0
votes

I'm trying to produce a fully refreshed set of numbers each week, pulling from a table in hive. Right now I using this method:

SELECT
COUNT(DISTINCT case when timestamp between TO_DATE("2016-01-28") and TO_DATE("2016-01-30") then userid end) as week_1,
COUNT(DISTINCT case when timestamp between TO_DATE("2016-01-28") and TO_DATE("2016-02-06") then userid end) as week_2
FROM Data;

I'm trying to get something more along the lines of:

SELECT Month(timestamp), Week(timestamp), COUNT (DISTINCT userid) FROM Data Group By Month, Week

But my week runs Sunday to Saturday. Is there a smarter way to be doing this that works in HIVE?

Solution found:

You can simply create your own formula instead of going with pre-defined function for "week of the year" Advantage: you will be able to take any set of 7 days for a week.
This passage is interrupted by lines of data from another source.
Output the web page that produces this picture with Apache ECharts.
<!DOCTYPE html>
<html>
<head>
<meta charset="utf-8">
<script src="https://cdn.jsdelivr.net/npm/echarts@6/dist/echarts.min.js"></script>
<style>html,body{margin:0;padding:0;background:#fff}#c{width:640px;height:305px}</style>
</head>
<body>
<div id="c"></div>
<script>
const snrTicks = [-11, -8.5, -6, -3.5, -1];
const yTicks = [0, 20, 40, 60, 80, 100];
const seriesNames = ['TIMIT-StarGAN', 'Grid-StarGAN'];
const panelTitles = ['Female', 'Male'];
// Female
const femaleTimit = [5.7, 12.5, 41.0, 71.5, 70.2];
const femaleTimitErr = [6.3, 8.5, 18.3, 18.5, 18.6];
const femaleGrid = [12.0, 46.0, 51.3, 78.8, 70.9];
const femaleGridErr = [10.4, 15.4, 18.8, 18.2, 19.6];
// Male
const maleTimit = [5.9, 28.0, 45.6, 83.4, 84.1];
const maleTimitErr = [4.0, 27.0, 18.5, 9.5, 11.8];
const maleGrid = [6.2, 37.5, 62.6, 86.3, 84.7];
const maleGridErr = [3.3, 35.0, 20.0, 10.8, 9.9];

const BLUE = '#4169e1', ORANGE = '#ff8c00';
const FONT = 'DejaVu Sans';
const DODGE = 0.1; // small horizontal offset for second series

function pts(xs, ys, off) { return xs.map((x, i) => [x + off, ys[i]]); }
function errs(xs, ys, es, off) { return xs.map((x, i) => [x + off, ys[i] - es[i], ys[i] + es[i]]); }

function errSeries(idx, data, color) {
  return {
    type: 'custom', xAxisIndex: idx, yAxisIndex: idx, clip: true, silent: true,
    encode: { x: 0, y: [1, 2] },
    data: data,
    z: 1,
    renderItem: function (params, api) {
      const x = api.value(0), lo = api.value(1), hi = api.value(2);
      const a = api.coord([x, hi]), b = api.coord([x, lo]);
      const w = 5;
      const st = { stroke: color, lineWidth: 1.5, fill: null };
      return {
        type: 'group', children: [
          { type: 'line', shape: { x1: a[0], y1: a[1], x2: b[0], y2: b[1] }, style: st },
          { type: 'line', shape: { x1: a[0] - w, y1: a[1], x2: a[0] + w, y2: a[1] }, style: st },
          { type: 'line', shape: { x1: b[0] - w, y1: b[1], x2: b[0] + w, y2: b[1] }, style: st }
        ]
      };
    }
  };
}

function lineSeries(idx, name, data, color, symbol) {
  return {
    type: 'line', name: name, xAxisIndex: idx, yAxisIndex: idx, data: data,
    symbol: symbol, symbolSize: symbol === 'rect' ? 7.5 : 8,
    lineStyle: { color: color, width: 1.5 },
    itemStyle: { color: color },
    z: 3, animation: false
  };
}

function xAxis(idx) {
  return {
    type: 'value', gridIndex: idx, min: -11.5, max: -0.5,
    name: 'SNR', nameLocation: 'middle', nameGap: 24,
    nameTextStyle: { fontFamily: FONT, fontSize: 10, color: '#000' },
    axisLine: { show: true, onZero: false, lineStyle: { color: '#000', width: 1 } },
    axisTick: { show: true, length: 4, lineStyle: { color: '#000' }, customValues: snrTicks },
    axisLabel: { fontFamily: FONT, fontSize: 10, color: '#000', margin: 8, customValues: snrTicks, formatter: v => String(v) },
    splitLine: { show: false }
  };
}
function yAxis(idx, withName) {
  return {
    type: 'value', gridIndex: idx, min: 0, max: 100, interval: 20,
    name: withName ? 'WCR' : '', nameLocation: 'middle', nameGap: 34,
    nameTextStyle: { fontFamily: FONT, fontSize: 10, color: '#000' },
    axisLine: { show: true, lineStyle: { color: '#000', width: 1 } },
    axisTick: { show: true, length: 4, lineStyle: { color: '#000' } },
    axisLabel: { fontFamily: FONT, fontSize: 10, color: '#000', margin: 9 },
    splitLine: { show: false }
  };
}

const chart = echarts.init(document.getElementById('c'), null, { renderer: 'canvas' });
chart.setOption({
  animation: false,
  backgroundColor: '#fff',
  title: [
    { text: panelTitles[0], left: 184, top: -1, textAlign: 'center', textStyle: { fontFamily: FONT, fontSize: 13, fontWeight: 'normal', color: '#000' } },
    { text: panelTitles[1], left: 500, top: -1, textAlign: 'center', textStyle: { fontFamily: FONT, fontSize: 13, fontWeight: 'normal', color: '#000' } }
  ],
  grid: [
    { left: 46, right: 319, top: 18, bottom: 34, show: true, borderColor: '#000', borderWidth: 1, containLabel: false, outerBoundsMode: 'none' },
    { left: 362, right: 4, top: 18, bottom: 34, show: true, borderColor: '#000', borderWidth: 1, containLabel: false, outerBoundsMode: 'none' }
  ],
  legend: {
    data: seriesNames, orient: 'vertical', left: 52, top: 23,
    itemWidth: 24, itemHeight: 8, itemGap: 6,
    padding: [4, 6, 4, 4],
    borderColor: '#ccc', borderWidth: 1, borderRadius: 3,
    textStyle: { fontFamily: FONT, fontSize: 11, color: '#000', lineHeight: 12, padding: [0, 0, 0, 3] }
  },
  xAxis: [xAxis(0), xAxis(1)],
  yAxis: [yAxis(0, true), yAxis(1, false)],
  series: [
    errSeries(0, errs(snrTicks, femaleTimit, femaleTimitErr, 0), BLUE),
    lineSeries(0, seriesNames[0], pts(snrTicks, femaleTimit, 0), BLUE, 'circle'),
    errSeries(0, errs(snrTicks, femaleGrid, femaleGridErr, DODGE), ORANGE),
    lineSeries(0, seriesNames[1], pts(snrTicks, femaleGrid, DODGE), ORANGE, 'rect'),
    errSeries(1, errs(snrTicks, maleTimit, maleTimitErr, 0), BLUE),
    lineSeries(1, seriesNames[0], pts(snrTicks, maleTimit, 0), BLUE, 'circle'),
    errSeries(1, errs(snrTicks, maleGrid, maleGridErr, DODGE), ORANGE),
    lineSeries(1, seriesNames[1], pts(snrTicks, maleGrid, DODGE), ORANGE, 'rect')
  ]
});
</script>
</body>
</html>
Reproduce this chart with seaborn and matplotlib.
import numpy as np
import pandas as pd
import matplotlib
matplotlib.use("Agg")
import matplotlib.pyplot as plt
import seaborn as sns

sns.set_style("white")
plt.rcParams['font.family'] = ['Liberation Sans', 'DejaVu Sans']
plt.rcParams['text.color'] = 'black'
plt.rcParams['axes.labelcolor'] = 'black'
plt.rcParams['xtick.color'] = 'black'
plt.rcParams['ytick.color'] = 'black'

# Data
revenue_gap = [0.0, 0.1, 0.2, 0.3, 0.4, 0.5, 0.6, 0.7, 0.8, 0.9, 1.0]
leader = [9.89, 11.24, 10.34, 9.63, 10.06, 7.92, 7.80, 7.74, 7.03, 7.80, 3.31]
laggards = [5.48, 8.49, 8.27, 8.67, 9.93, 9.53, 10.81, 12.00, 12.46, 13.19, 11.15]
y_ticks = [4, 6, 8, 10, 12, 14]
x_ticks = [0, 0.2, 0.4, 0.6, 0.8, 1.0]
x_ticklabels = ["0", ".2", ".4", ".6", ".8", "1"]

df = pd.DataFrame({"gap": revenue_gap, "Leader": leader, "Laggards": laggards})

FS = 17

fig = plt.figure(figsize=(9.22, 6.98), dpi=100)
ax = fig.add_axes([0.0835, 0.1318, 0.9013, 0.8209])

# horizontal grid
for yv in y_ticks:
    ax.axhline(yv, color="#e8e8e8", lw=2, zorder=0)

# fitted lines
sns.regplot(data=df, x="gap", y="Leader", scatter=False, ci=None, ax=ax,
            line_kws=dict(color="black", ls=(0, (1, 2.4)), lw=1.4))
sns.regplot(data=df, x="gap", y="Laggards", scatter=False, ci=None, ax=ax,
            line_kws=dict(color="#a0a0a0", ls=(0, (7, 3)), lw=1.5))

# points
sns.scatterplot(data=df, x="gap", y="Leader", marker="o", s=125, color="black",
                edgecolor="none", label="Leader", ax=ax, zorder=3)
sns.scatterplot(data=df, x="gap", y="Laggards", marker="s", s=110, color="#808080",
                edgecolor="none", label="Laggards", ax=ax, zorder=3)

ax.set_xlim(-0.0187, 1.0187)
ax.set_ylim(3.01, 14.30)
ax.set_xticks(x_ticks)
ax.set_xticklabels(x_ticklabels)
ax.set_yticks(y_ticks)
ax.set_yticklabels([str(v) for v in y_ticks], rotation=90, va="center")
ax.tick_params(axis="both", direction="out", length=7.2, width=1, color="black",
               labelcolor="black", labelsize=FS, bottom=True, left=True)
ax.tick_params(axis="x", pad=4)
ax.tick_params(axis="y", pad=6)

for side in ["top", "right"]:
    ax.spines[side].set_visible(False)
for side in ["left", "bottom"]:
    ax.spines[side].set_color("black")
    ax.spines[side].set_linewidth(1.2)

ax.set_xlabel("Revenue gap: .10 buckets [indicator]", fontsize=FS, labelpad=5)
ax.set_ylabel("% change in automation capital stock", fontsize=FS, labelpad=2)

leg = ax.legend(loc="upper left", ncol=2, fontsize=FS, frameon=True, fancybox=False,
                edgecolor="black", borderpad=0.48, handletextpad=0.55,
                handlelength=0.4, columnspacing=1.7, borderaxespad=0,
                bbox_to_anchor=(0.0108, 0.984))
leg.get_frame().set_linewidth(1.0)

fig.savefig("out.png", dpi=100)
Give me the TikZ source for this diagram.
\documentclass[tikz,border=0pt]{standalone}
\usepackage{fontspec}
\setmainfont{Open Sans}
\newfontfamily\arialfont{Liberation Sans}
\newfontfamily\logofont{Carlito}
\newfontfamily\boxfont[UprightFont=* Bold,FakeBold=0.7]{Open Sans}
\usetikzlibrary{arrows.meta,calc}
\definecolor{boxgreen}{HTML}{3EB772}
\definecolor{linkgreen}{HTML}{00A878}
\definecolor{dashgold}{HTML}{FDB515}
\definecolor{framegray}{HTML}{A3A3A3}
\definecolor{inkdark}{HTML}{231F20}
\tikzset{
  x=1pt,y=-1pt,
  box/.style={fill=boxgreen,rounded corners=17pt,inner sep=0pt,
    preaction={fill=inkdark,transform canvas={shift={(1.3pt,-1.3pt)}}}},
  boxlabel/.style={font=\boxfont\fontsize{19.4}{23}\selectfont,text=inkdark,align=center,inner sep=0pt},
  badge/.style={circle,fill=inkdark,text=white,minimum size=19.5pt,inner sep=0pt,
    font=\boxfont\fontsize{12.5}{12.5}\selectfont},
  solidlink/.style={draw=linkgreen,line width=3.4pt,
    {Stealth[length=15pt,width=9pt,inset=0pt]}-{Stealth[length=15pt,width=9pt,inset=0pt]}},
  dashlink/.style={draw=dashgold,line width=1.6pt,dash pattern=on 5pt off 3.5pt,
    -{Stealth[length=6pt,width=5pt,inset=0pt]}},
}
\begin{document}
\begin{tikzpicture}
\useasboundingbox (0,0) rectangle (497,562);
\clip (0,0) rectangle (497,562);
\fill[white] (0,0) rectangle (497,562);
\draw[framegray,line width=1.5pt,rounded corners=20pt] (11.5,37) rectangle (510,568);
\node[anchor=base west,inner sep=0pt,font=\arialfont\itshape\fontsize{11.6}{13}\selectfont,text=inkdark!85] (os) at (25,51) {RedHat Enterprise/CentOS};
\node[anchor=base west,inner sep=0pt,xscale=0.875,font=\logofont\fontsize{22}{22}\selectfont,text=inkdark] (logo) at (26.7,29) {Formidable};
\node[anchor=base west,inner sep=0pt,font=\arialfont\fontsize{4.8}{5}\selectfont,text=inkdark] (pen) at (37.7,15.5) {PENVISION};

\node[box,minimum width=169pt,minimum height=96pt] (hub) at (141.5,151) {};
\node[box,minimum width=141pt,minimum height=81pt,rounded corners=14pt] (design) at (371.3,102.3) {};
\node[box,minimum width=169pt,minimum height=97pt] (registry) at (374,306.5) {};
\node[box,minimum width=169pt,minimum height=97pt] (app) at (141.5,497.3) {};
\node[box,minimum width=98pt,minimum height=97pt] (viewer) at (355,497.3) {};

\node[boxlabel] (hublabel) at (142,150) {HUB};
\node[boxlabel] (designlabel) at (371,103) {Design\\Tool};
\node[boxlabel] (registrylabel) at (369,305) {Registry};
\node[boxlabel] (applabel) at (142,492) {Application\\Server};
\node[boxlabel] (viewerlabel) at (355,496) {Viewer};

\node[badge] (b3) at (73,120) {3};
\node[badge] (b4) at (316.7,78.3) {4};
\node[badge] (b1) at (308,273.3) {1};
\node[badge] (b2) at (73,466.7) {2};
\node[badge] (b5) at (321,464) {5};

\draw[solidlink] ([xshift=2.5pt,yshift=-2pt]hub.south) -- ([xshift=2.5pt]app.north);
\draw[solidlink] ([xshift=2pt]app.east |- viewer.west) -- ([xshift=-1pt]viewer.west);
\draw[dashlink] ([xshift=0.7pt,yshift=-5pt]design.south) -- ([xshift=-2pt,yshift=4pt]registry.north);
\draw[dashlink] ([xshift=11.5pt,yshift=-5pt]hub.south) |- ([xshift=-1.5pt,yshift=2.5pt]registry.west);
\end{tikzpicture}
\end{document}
In your case since you want the week should start from Sunday-Saturday we will just need the first date of sunday in a year

eg- In 2016, First Sunday is on '2016-01-03' which is 3rd of Jan'16 --assumption considering the timestamp column in the format 'yyyy-mm-dd'

SELECT
count(distinct UserId), lower(datediff(timestamp,'2016-01-03') / 7) + 1 as week_of_the_year 
FROM table.data 
where timestamp>='2016-01-03'
group by lower(datediff(timestamp,'2016-01-03') / 7) + 1; 
1

1 Answers

1
votes

I see that you need the data to be grouped by week. you can just do this :

SELECT weekofyear(to_date(timestamp)), COUNT (DISTINCT userid) FROM Data Group By weekofyear(to_date(timestamp))